Sal Guatieri, senior economist with BMO Capital Markets, said for Wednesday’s Toronto Star that, “It’s a huge drop, and it’s probably not a one-month fluke, either. This is a huge decline, very broad- based across industries, across components, employment, new orders. The tone of the comments suggests the mood in the U.S. economy is darkening quite rapidly.”
Why is everyone so concerned about the size of the gap from December to January? With this particular index, the critical mark is 50 points. Anything above 50 points indicates economic expansion. Anything below indicates contraction. And a drop from above 50 points to well below 50 points indicates that this is not a hiccup; rather, the U.S. economy is likely quite ill.
But this is now a two-day-old piece of news. The markets plunged on Tuesday as a result of this report and on Wednesday bargain hunters returned, pushing North American indices up. Investors in Canada still want to know how this is changing the economic outlook here.
There appears to be a consensus; while the Canadian economy will likely be in plenty of pain due to the economic downturn south of the border, an outright recession in this country is not likely. If anyone is looking for a reference point, I’m sure 2001 right after the tech bubble burst will do just fine. While the U.S. was mauled by a mild recession, Canada limped along, but escaped the worst of it.
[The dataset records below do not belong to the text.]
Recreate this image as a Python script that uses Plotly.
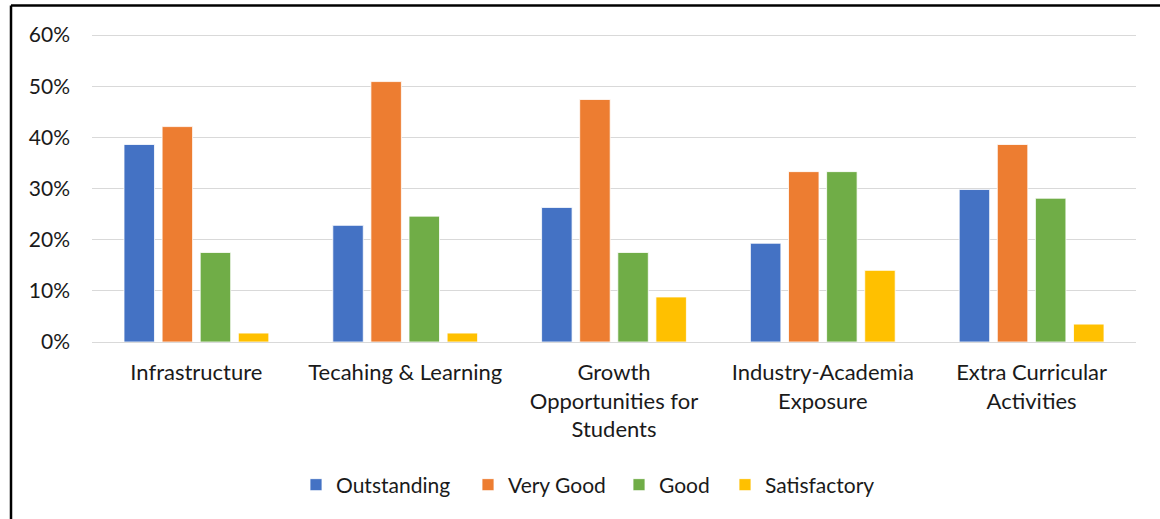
import plotly.graph_objects as go

categories = [
    "Infrastructure",
    "Tecahing & Learning",
    "Growth<br>Opportunities for<br>Students",
    "Industry-Academia<br>Exposure",
    "Extra Curricular<br>Activities",
]
outstanding = [0.386, 0.228, 0.263, 0.193, 0.298]
very_good = [0.421, 0.509, 0.474, 0.333, 0.386]
good = [0.175, 0.246, 0.175, 0.333, 0.281]
satisfactory = [0.0175, 0.0175, 0.088, 0.140, 0.035]
y_ticks = [0, 0.1, 0.2, 0.3, 0.4, 0.5, 0.6]
y_tick_labels = ["0%", "10%", "20%", "30%", "40%", "50%", "60%"]

series = [
    ("Outstanding", outstanding, "#4472C4"),
    ("Very Good", very_good, "#ED7D31"),
    ("Good", good, "#70AD47"),
    ("Satisfactory", satisfactory, "#FFC000"),
]
# pixel x of legend square centres (layout only)
legend_px = [316, 488, 639, 745]

W, H = 1160, 519
L, R, T, B = 92, 24, 34, 177
PW, PH = W - L - R, H - T - B
YMAX = 0.602

def px_x(px):
    return (px - L) / PW

def px_y(py):
    return (H - B - py) / PH

FONT = "Lato, Carlito, Calibri, sans-serif"
TXT = "#1a1a1a"

fig = go.Figure()
legend_layouts = {}
for i, (name, vals, color) in enumerate(series):
    lname = "legend" if i == 0 else f"legend{i+1}"
    fig.add_trace(go.Bar(
        name=name, x=categories, y=vals,
        marker=dict(color=color, line=dict(color="white", width=0.8)),
        legend=lname,
    ))
    legend_layouts[lname] = dict(
        orientation="h", x=px_x(legend_px[i] - 20), xanchor="left",
        y=px_y(485), yanchor="middle",
        font=dict(family=FONT, size=21, color=TXT),
        itemwidth=30, bgcolor="rgba(0,0,0,0)", borderwidth=0,
    )

fig.update_layout(
    width=W, height=H,
    margin=dict(l=L, r=R, t=T, b=B),
    paper_bgcolor="white", plot_bgcolor="white",
    barmode="group", bargap=0.27, bargroupgap=0.2,
    font=dict(family=FONT, size=22, color=TXT),
    showlegend=True,
    **legend_layouts,
    xaxis=dict(
        showgrid=False, showline=False, zeroline=False,
        tickfont=dict(family=FONT, size=22, color=TXT),
        ticklabelstandoff=15,
    ),
    yaxis=dict(
        range=[0, YMAX], tickvals=y_ticks, ticktext=y_tick_labels,
        showgrid=True, gridcolor="#D9D9D9", gridwidth=1.3,
        zeroline=True, zerolinecolor="#D9D9D9", zerolinewidth=1.3,
        showline=False,
        tickfont=dict(family=FONT, size=21, color=TXT),
        ticklabelstandoff=21,
    ),
    shapes=[
        dict(type="line", xref="paper", yref="paper",
             x0=px_x(11), x1=px_x(1175), y0=px_y(5.5), y1=px_y(5.5),
             line=dict(color="black", width=2.5)),
        dict(type="line", xref="paper", yref="paper",
             x0=px_x(11), x1=px_x(11), y0=px_y(5.5), y1=px_y(530),
             line=dict(color="black", width=2.5)),
    ],
)

fig.write_html(
    "out.html",
    config={"displayModeBar": False},
    post_script="document.body.style.margin='0px';",
)
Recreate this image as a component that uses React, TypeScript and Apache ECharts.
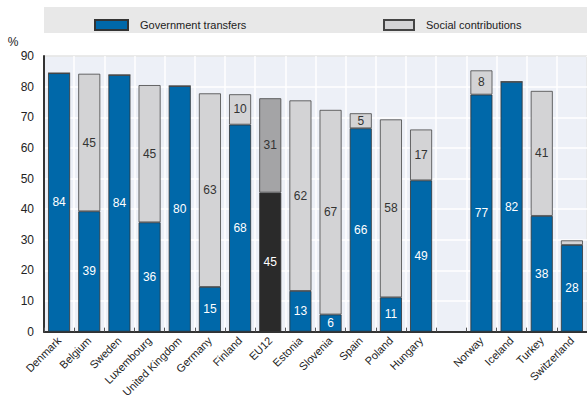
import React, { useEffect, useRef } from "react";
import * as echarts from "echarts";

const categories = [
  "Denmark", "Belgium", "Sweden", "Luxembourg", "United Kingdom", "Germany", "Finland", "EU12",
  "Estonia", "Slovenia", "Spain", "Poland", "Hungary", "", "Norway", "Iceland", "Turkey", "Switzerland",
];
const governmentTransfers: (number | null)[] = [
  84.4, 39.3, 83.8, 35.7, 80.2, 14.6, 67.6, 45.4, 13.3, 5.6, 66.4, 11.2, 49.4, null, 77.4, 81.6, 37.8, 28.3,
];
const socialContributions: (number | null)[] = [
  0, 44.9, 0, 44.8, 0, 63.2, 9.9, 30.8, 62.2, 66.8, 4.9, 58.1, 16.6, null, 7.9, 0, 40.8, 1.5,
];
const yTicks = { min: 0, max: 90, interval: 10 };

const FONT = "'Liberation Sans', Arial, sans-serif";
const BLUE = "#0068A9";
const LIGHT = "#D3D3D5";
const EU_DARK = "#2A2A2A";
const EU_GRAY = "#A4A4A6";

export default function App() {
  const ref = useRef<HTMLDivElement>(null);
  useEffect(() => {
    document.body.style.margin = "0";
    if (!ref.current) return;
    const chart = echarts.init(ref.current, null, { renderer: "svg" });
    const mk = (vals: (number | null)[], euColor: string) =>
      vals.map((v, i) => {
        if (v === null) return "-";
        if (categories[i] === "EU12") return { value: v, itemStyle: { color: euColor } };
        return v;
      });
    const labelFmt = (p: any) => (p.value >= 3 ? String(Math.round(p.value)) : "");
    chart.setOption({
      animation: false,
      textStyle: { fontFamily: FONT },
      grid: {
        left: 44, right: -6, top: 56, bottom: 67,
        show: true, backgroundColor: "#EDF0F7", borderColor: "#555", borderWidth: 1,
      },
      legend: [
        {
          left: 89, top: 14, itemWidth: 33, itemHeight: 10, icon: "rect",
          data: ["Government transfers"],
          textStyle: { fontSize: 11, color: "#222", fontFamily: FONT, padding: [0, 0, 0, 7] },
        },
        {
          left: 378, top: 14, itemWidth: 30, itemHeight: 10, icon: "rect",
          data: ["Social contributions"],
          textStyle: { fontSize: 11, color: "#222", fontFamily: FONT, padding: [0, 0, 0, 7] },
        },
      ],
      graphic: [
        { type: "rect", z: -10, shape: { x: 44, y: 7, width: 543, height: 26 }, style: { fill: "#E8E8E8" } },
        {
          type: "text", x: 13, y: 42,
          style: { text: "%", fontSize: 12, fill: "#222", fontFamily: FONT, align: "center", verticalAlign: "middle" },
        },
      ],
      xAxis: {
        type: "category",
        data: categories,
        axisLine: { lineStyle: { color: "#333", width: 2 } },
        axisTick: { show: true, inside: true, length: 4, lineStyle: { color: "#555" } },
        splitLine: { show: true, lineStyle: { color: "#FFFFFF", width: 1.5 } },
        axisLabel: { rotate: 45, fontSize: 11, color: "#222", margin: 7, interval: 0, fontFamily: FONT },
      },
      yAxis: {
        type: "value",
        min: yTicks.min, max: yTicks.max, interval: yTicks.interval,
        axisLine: { show: true, lineStyle: { color: "#333", width: 2 } },
        axisTick: { show: false },
        splitLine: { lineStyle: { color: "#FFFFFF", width: 1.5 } },
        axisLabel: { fontSize: 12, color: "#222", margin: 10, fontFamily: FONT },
      },
      series: [
        {
          name: "Government transfers",
          type: "bar",
          stack: "a",
          barWidth: 22,
          data: mk(governmentTransfers, EU_DARK),
          itemStyle: { color: BLUE, borderColor: "#333", borderWidth: 0.8 },
          label: { show: true, position: "inside", color: "#FFFFFF", fontSize: 12, fontFamily: FONT, formatter: labelFmt },
        },
        {
          name: "Social contributions",
          type: "bar",
          stack: "a",
          barWidth: 22,
          data: mk(socialContributions, EU_GRAY),
          itemStyle: { color: LIGHT, borderColor: "#444", borderWidth: 0.8 },
          label: { show: true, position: "inside", color: "#333", fontSize: 12, fontFamily: FONT, formatter: labelFmt },
        },
      ],
    });
    return () => chart.dispose();
  }, []);
  return <div ref={ref} style={{ width: 587, height: 400 }} />;
}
Why did I say a mild recession in the U.S. instead of a full-blown recession? Just like in 2001, the Federal Reserve is softening the blows with deep interest-rate cuts and massive economic stimuli packages. We may argue that this is only delaying and perpetuating the problem of indebtedness in the U.S., but at this point, this is what stakeholders in the U.S. economy expect and demand from their central bank.